### EXERCISE REQUIREMENTS
Write the listing below out again exactly, dropping the images.

[Charts and diagrams as code]
--- START ---

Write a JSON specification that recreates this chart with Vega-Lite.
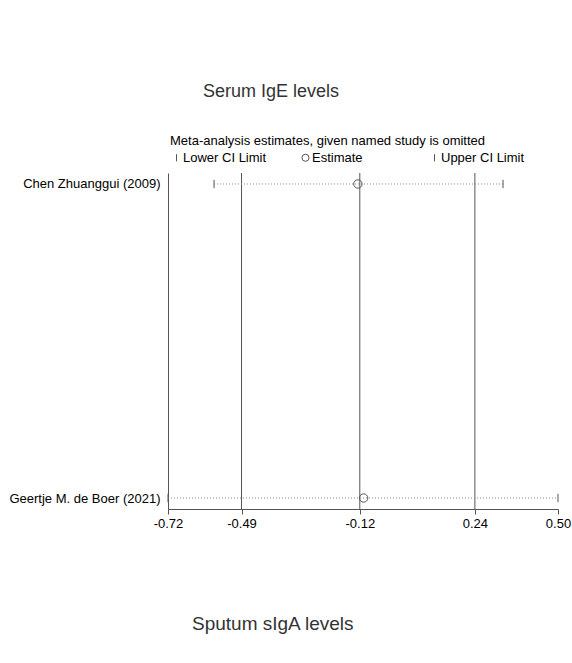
{
  "$schema": "https://vega.github.io/schema/vega-lite/v6.json",
  "padding": {"left": 8, "top": 82, "right": 0, "bottom": 5},
  "config": {
    "font": "Liberation Sans",
    "view": {"stroke": null}
  },
  "datasets": {
    "est": [
      {"study": "Chen Zhuanggui (2009)", "type": "Lower CI Limit", "value": -0.576},
      {"study": "Chen Zhuanggui (2009)", "type": "Estimate", "value": -0.126},
      {"study": "Chen Zhuanggui (2009)", "type": "Upper CI Limit", "value": 0.328},
      {"study": "Geertje M. de Boer (2021)", "type": "Lower CI Limit", "value": -0.72},
      {"study": "Geertje M. de Boer (2021)", "type": "Estimate", "value": -0.108},
      {"study": "Geertje M. de Boer (2021)", "type": "Upper CI Limit", "value": 0.50}
    ],
    "ref": [{"v": -0.49}, {"v": -0.12}, {"v": 0.24}]
  },
  "vconcat": [
    {
      "title": {"text": "Serum IgE levels", "anchor": "start", "frame": "group", "dx": 35, "fontSize": 18, "fontWeight": "normal", "color": "#333333", "offset": 72},
      "width": 390,
      "height": 336,
      "layer": [
        {
          "data": {"name": "ref"},
          "mark": {"type": "rule", "color": "#555555", "strokeWidth": 1},
          "encoding": {
            "x": {
              "field": "v", "type": "quantitative", "title": null,
              "scale": {"domain": [-0.72, 0.5], "nice": false, "zero": false},
              "axis": {
                "title": null,
                "values": [-0.72, -0.49, -0.12, 0.24, 0.5],
                "format": ".2f",
                "labelExpr": "replace(datum.label, '\u2212', '-')",
                "grid": false,
                "labelFlush": false,
                "labelOverlap": false,
                "labelFontSize": 13,
                "labelColor": "#000000",
                "labelPadding": 3,
                "domainColor": "#555555",
                "tickColor": "#555555",
                "tickSize": 5
              }
            }
          }
        },
        {
          "data": {"name": "est"},
          "mark": {"type": "rule", "color": "#888888", "strokeWidth": 1, "strokeDash": [1, 2]},
          "encoding": {
            "y": {"field": "study", "type": "nominal", "title": null},
            "x": {"aggregate": "min", "field": "value", "type": "quantitative", "title": null},
            "x2": {"aggregate": "max", "field": "value"}
          }
        },
        {
          "data": {"name": "est"},
          "mark": {"type": "point", "filled": false, "color": "#555555", "strokeWidth": 1, "opacity": 1, "size": 70},
          "encoding": {
            "x": {"field": "value", "type": "quantitative", "title": null},
            "y": {
              "field": "study", "type": "nominal", "title": null,
              "scale": {"type": "point", "padding": 0.035},
              "axis": {
                "title": null,
                "ticks": false,
                "grid": false,
                "domainColor": "#555555",
                "labelPadding": 8,
                "labelFontSize": 13,
                "labelColor": "#000000",
                "labelLimit": 300
              }
            },
            "shape": {
              "field": "type", "type": "nominal",
              "scale": {"domain": ["Lower CI Limit", "Estimate", "Upper CI Limit"], "range": ["M0,-1V1", "circle", "M0,-1V1"]},
              "legend": {
                "title": "Meta-analysis estimates, given named study is omitted",
                "orient": "none",
                "legendX": 2,
                "legendY": -38,
                "direction": "horizontal",
                "columns": 3,
                "gridAlign": "all",
                "columnPadding": 32,
                "titleFontWeight": "normal",
                "titleFontSize": 13,
                "titleColor": "#000000",
                "titlePadding": 3,
                "titleLimit": 500,
                "labelFontSize": 13,
                "labelColor": "#000000",
                "labelOffset": 0,
                "labelLimit": 300,
                "symbolSize": 50,
                "symbolStrokeColor": "#555555",
                "symbolStrokeWidth": 1,
                "padding": 0
              }
            }
          }
        }
      ]
    },
    {
      "title": {"text": "Sputum sIgA levels", "anchor": "start", "frame": "group", "dx": 24, "fontSize": 19, "fontWeight": "normal", "color": "#333333", "offset": 4},
      "width": 390,
      "height": 10,
      "data": {"values": [{"k": 1}]},
      "mark": {"type": "point", "opacity": 0},
      "encoding": {}
    }
  ],
  "spacing": 85
}
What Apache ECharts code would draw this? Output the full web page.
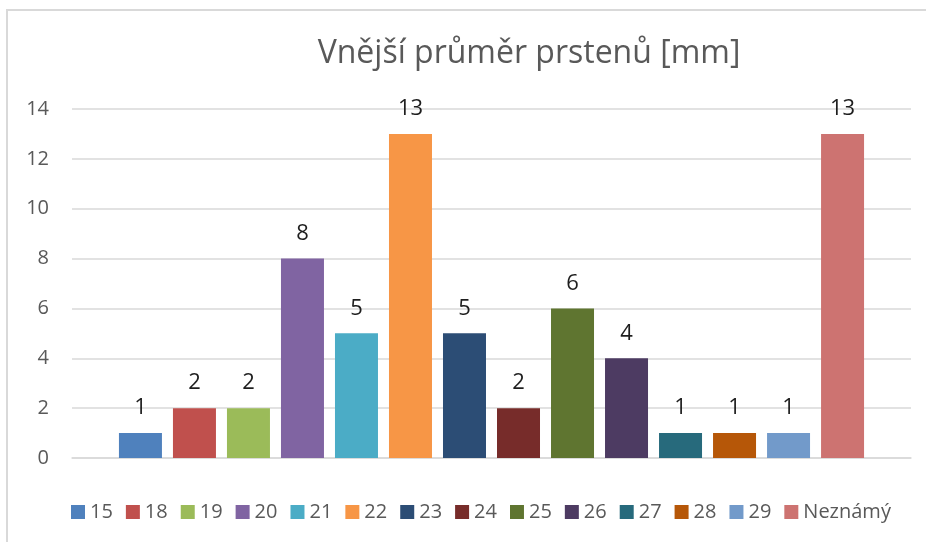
<!DOCTYPE html>
<html>
<head>
<meta charset="utf-8">
<title>Vnější průměr prstenů</title>
<script src="https://cdn.jsdelivr.net/npm/echarts@6/dist/echarts.min.js"></script>
<style>
  html, body { margin: 0; padding: 0; background: #fff; }
  #chart { width: 926px; height: 542px; }
</style>
</head>
<body>
<div id="chart"></div>
<script>
// data
const sizes = ['15', '18', '19', '20', '21', '22', '23', '24', '25', '26', '27', '28', '29', 'Neznámý'];
const counts = [1, 2, 2, 8, 5, 13, 5, 2, 6, 4, 1, 1, 1, 13];
const yTicks = [0, 2, 4, 6, 8, 10, 12, 14];

// excel-like palette
const palette = ['#4F81BD', '#C0504D', '#9BBB59', '#8064A2', '#4BACC6', '#F79646', '#2C4D75',
  '#772C2A', '#5F7530', '#4D3B62', '#276A7C', '#B65708', '#729ACA', '#CD7371'];

const font = '"Open Sans", Lato, sans-serif';

const chart = echarts.init(document.getElementById('chart'));

const series = sizes.map((name, i) => ({
  name: name,
  type: 'bar',
  data: [counts[i]],
  barWidth: 43,
  barGap: '25.6%',
  itemStyle: { color: palette[i] },
  label: {
    show: true,
    position: 'top',
    distance: 14,
    color: '#1e1e1e',
    fontFamily: font,
    fontSize: 22
  }
}));

chart.setOption({
  animation: false,
  title: {
    text: 'Vnější průměr prstenů [mm]',
    left: 524,
    top: 33,
    textAlign: 'center',
    textStyle: { color: '#595959', fontFamily: font, fontSize: 32, fontWeight: 'normal' }
  },
  graphic: [{
    type: 'rect',
    shape: { x: 7, y: 10, width: 1000, height: 600 },
    style: { fill: 'none', stroke: '#d9d9d9', lineWidth: 2 },
    silent: true
  }],
  legend: {
    data: sizes,
    left: 66,
    top: 497,
    itemWidth: 14,
    itemHeight: 14,
    itemGap: 13,
    icon: 'rect',
    textStyle: { color: '#595959', fontFamily: font, fontSize: 20 }
  },
  grid: { left: 72, right: 15, top: 109, bottom: 84 },
  xAxis: {
    type: 'category',
    data: [''],
    axisTick: { show: false },
    axisLabel: { show: false },
    axisLine: { lineStyle: { color: '#d9d9d9', width: 1.5 } }
  },
  yAxis: {
    type: 'value',
    min: yTicks[0],
    max: yTicks[yTicks.length - 1],
    interval: yTicks[1] - yTicks[0],
    axisLine: { show: false },
    axisTick: { show: false },
    splitLine: { lineStyle: { color: '#d9d9d9', width: 1.5 } },
    axisLabel: { color: '#595959', fontFamily: font, fontSize: 20, margin: 23 }
  },
  series: series
});

window.addEventListener('resize', () => chart.resize());
</script>
</body>
</html>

--- END ---

### COMPLETED EXERCISE
Write a JSON specification that recreates this chart with Vega-Lite.
{
  "$schema": "https://vega.github.io/schema/vega-lite/v6.json",
  "padding": {"left": 8, "top": 82, "right": 0, "bottom": 5},
  "config": {
    "font": "Liberation Sans",
    "view": {"stroke": null}
  },
  "datasets": {
    "est": [
      {"study": "Chen Zhuanggui (2009)", "type": "Lower CI Limit", "value": -0.576},
      {"study": "Chen Zhuanggui (2009)", "type": "Estimate", "value": -0.126},
      {"study": "Chen Zhuanggui (2009)", "type": "Upper CI Limit", "value": 0.328},
      {"study": "Geertje M. de Boer (2021)", "type": "Lower CI Limit", "value": -0.72},
      {"study": "Geertje M. de Boer (2021)", "type": "Estimate", "value": -0.108},
      {"study": "Geertje M. de Boer (2021)", "type": "Upper CI Limit", "value": 0.50}
    ],
    "ref": [{"v": -0.49}, {"v": -0.12}, {"v": 0.24}]
  },
  "vconcat": [
    {
      "title": {"text": "Serum IgE levels", "anchor": "start", "frame": "group", "dx": 35, "fontSize": 18, "fontWeight": "normal", "color": "#333333", "offset": 72},
      "width": 390,
      "height": 336,
      "layer": [
        {
          "data": {"name": "ref"},
          "mark": {"type": "rule", "color": "#555555", "strokeWidth": 1},
          "encoding": {
            "x": {
              "field": "v", "type": "quantitative", "title": null,
              "scale": {"domain": [-0.72, 0.5], "nice": false, "zero": false},
              "axis": {
                "title": null,
                "values": [-0.72, -0.49, -0.12, 0.24, 0.5],
                "format": ".2f",
                "labelExpr": "replace(datum.label, '\u2212', '-')",
                "grid": false,
                "labelFlush": false,
                "labelOverlap": false,
                "labelFontSize": 13,
                "labelColor": "#000000",
                "labelPadding": 3,
                "domainColor": "#555555",
                "tickColor": "#555555",
                "tickSize": 5
              }
            }
          }
        },
        {
          "data": {"name": "est"},
          "mark": {"type": "rule", "color": "#888888", "strokeWidth": 1, "strokeDash": [1, 2]},
          "encoding": {
            "y": {"field": "study", "type": "nominal", "title": null},
            "x": {"aggregate": "min", "field": "value", "type": "quantitative", "title": null},
            "x2": {"aggregate": "max", "field": "value"}
          }
        },
        {
          "data": {"name": "est"},
          "mark": {"type": "point", "filled": false, "color": "#555555", "strokeWidth": 1, "opacity": 1, "size": 70},
          "encoding": {
            "x": {"field": "value", "type": "quantitative", "title": null},
            "y": {
              "field": "study", "type": "nominal", "title": null,
              "scale": {"type": "point", "padding": 0.035},
              "axis": {
                "title": null,
                "ticks": false,
                "grid": false,
                "domainColor": "#555555",
                "labelPadding": 8,
                "labelFontSize": 13,
                "labelColor": "#000000",
                "labelLimit": 300
              }
            },
            "shape": {
              "field": "type", "type": "nominal",
              "scale": {"domain": ["Lower CI Limit", "Estimate", "Upper CI Limit"], "range": ["M0,-1V1", "circle", "M0,-1V1"]},
              "legend": {
                "title": "Meta-analysis estimates, given named study is omitted",
                "orient": "none",
                "legendX": 2,
                "legendY": -38,
                "direction": "horizontal",
                "columns": 3,
                "gridAlign": "all",
                "columnPadding": 32,
                "titleFontWeight": "normal",
                "titleFontSize": 13,
                "titleColor": "#000000",
                "titlePadding": 3,
                "titleLimit": 500,
                "labelFontSize": 13,
                "labelColor": "#000000",
                "labelOffset": 0,
                "labelLimit": 300,
                "symbolSize": 50,
                "symbolStrokeColor": "#555555",
                "symbolStrokeWidth": 1,
                "padding": 0
              }
            }
          }
        }
      ]
    },
    {
      "title": {"text": "Sputum sIgA levels", "anchor": "start", "frame": "group", "dx": 24, "fontSize": 19, "fontWeight": "normal", "color": "#333333", "offset": 4},
      "width": 390,
      "height": 10,
      "data": {"values": [{"k": 1}]},
      "mark": {"type": "point", "opacity": 0},
      "encoding": {}
    }
  ],
  "spacing": 85
}
What Apache ECharts code would draw this? Output the full web page.
<!DOCTYPE html>
<html>
<head>
<meta charset="utf-8">
<title>Vnější průměr prstenů</title>
<script src="https://cdn.jsdelivr.net/npm/echarts@6/dist/echarts.min.js"></script>
<style>
  html, body { margin: 0; padding: 0; background: #fff; }
  #chart { width: 926px; height: 542px; }
</style>
</head>
<body>
<div id="chart"></div>
<script>
// data
const sizes = ['15', '18', '19', '20', '21', '22', '23', '24', '25', '26', '27', '28', '29', 'Neznámý'];
const counts = [1, 2, 2, 8, 5, 13, 5, 2, 6, 4, 1, 1, 1, 13];
const yTicks = [0, 2, 4, 6, 8, 10, 12, 14];

// excel-like palette
const palette = ['#4F81BD', '#C0504D', '#9BBB59', '#8064A2', '#4BACC6', '#F79646', '#2C4D75',
  '#772C2A', '#5F7530', '#4D3B62', '#276A7C', '#B65708', '#729ACA', '#CD7371'];

const font = '"Open Sans", Lato, sans-serif';

const chart = echarts.init(document.getElementById('chart'));

const series = sizes.map((name, i) => ({
  name: name,
  type: 'bar',
  data: [counts[i]],
  barWidth: 43,
  barGap: '25.6%',
  itemStyle: { color: palette[i] },
  label: {
    show: true,
    position: 'top',
    distance: 14,
    color: '#1e1e1e',
    fontFamily: font,
    fontSize: 22
  }
}));

chart.setOption({
  animation: false,
  title: {
    text: 'Vnější průměr prstenů [mm]',
    left: 524,
    top: 33,
    textAlign: 'center',
    textStyle: { color: '#595959', fontFamily: font, fontSize: 32, fontWeight: 'normal' }
  },
  graphic: [{
    type: 'rect',
    shape: { x: 7, y: 10, width: 1000, height: 600 },
    style: { fill: 'none', stroke: '#d9d9d9', lineWidth: 2 },
    silent: true
  }],
  legend: {
    data: sizes,
    left: 66,
    top: 497,
    itemWidth: 14,
    itemHeight: 14,
    itemGap: 13,
    icon: 'rect',
    textStyle: { color: '#595959', fontFamily: font, fontSize: 20 }
  },
  grid: { left: 72, right: 15, top: 109, bottom: 84 },
  xAxis: {
    type: 'category',
    data: [''],
    axisTick: { show: false },
    axisLabel: { show: false },
    axisLine: { lineStyle: { color: '#d9d9d9', width: 1.5 } }
  },
  yAxis: {
    type: 'value',
    min: yTicks[0],
    max: yTicks[yTicks.length - 1],
    interval: yTicks[1] - yTicks[0],
    axisLine: { show: false },
    axisTick: { show: false },
    splitLine: { lineStyle: { color: '#d9d9d9', width: 1.5 } },
    axisLabel: { color: '#595959', fontFamily: font, fontSize: 20, margin: 23 }
  },
  series: series
});

window.addEventListener('resize', () => chart.resize());
</script>
</body>
</html>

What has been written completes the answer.